Continued from previous posts [1], [2]

I feel that entrepreneurs are born with it and they can only be provided the right opportunities. Such opportunities are available to a lot of people in the US - opportunities like 
  • Universities which will allow you to stay in the hostel, not attend classes, but work on your ideas
  • People who are ready to give you a pocket money to run your life while you are busy burning midnight oil in a garage working on your startup
  • Proper funding when you see a business rise beyond the curve
Unfortunately, we don't have such things in India. 

Note that even in the US, its is not specific courses - definitely not MBA courses - which have churned out entrepreneurs. Entrepreneurs have come out of regular courses on software engineering or energy research or aviation technology or plain accounting or commerce (Steve Jobbs & Bill Gates). 

But what has differentiated such courses from similar ones in India is the prevailing culture of the institutions themselves which encourages enterprise. 

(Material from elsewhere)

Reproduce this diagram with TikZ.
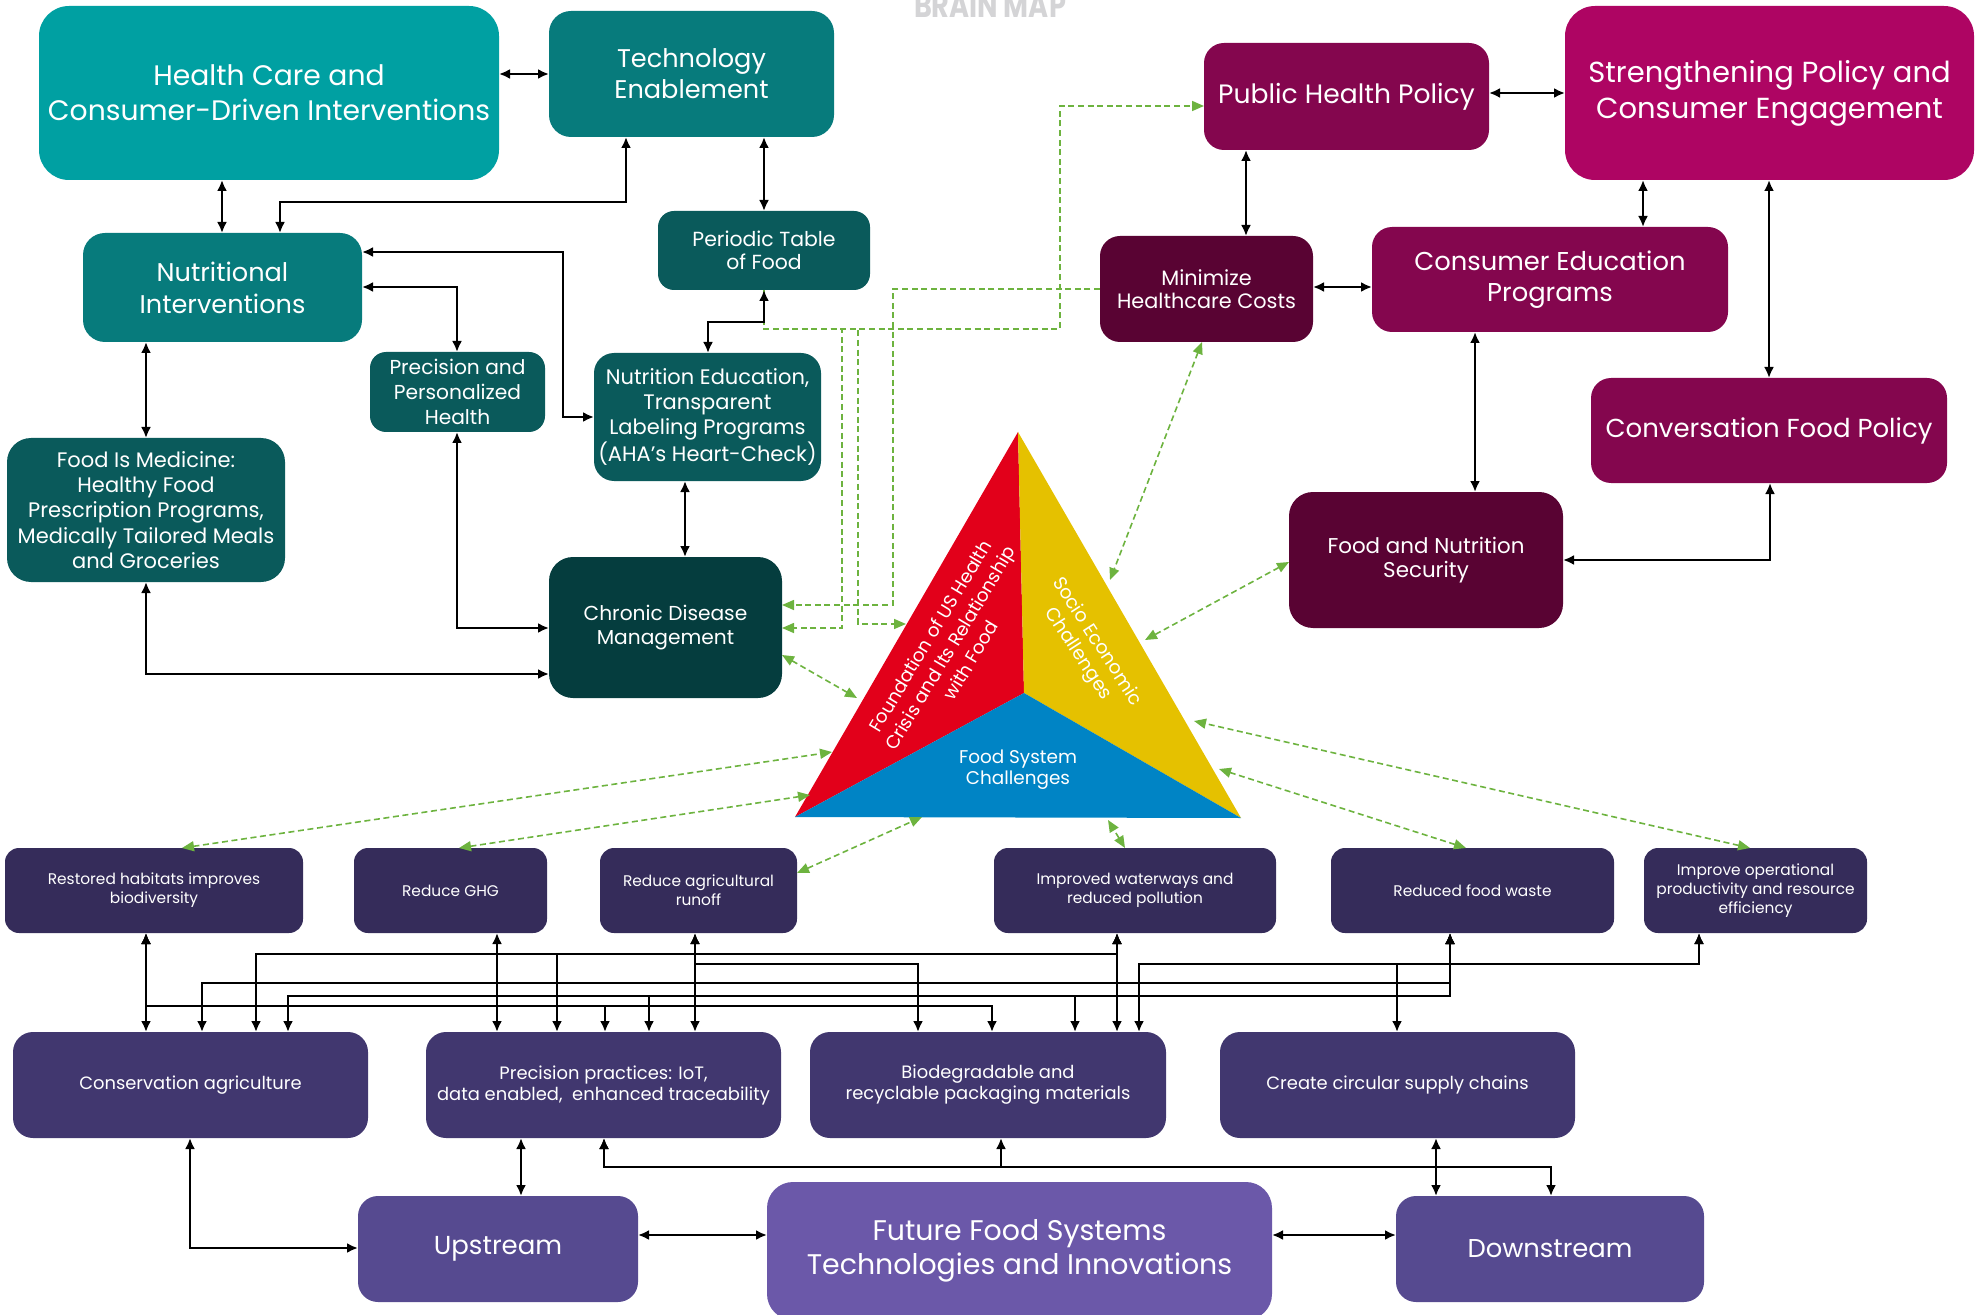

However, again Prof. Prasad disagrees with me.
In my view, more than the above there are other things that are required before answering this stage. Before coming to this stage the prior preparation stage is most important. If people are provided necessary life related enterprising experiences through learning  the prospective entrepreneurs will come to this stage; whether these things are required or not is a different question, what is required at this level once again different question. But, we are mixing the things in the two stages and trying to answer the imperfect earlier stage with the next stage related issues.
Rohit, an entrepreneur himself has another view:
Help always comes when you don't need it:  Call it Murphy's law, or law of inverses..but its true. No help has ever been available when you despair for help. Help  comes when a situation arises such that helping you would mean helping the helper. Usually, this will only happen AFTER you have successfully navigated the hardships, not BEFORE.